India: Why Fiscal Adjustment Now
32 Pages Posted: 20 Apr 2016
Date Written: March 2004
India's growth performance has been impressive over the past two decades. But its sustainability has been in question, first with the 1991 fiscal balance-of-payments crisis, and then again after 1997-98, when fiscal deficits returned to the 10 percent of GDP range and government debt grew further. Pinto and Zahir analyze the deterioration in India's public finances and present evidence suggesting that, in the absence of a fiscal adjustment, low inflation and high reserves may have been pursued at the expense of long-run growth and poverty reduction. Resolving this inflation-external vulnerability-growth policy trilemma requires fiscal adjustment.

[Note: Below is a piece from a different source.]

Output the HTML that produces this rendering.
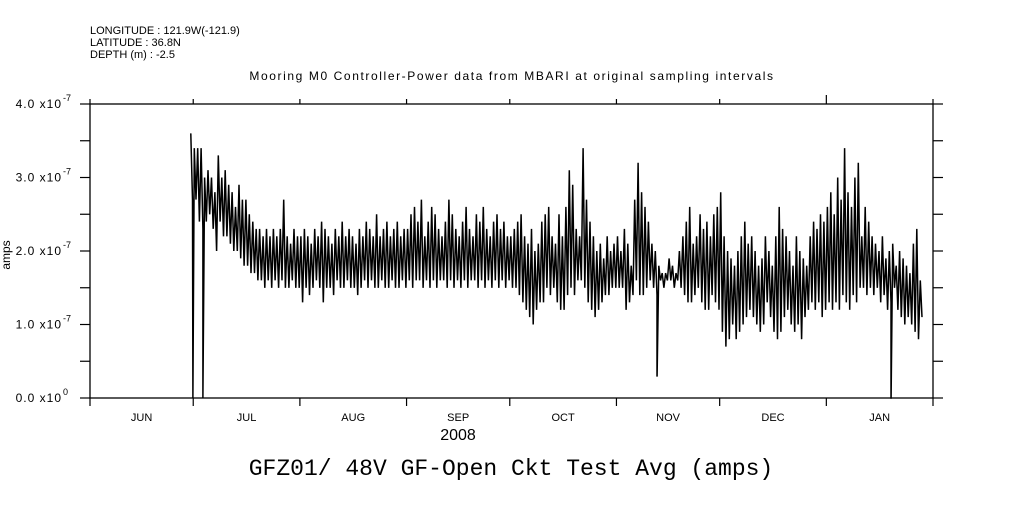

In making their case, the authors show, first, that fiscal fundamentals have weakened after 1997-98 even when compared with the pre-1991 crisis period. This has continued in spite of the recent record lows in interest rates. Second, the fiscal stance is not conducive to long-run growth and poverty reduction because capital spending has been cut to accommodate higher interest payments and other current spending, with expenditures on the social sectors stagnating. Third, without a fiscal adjustment, the debt burden is likely to reach unmanageable levels by the end of the Tenth Plan period. In contrast, a phased adjustment beginning now and focusing on a relatively small set of reforms is likely to improve debt dynamics substantially over the same horizon, while also promoting faster growth and poverty reduction.
This paper - a product of the Poverty Reduction and Economic Management Unit, South Asia Region - is based on the macro-fiscal chapter of India: Sustaining Reform, Reducing Poverty, a World Bank Development Policy Review released in July 2003.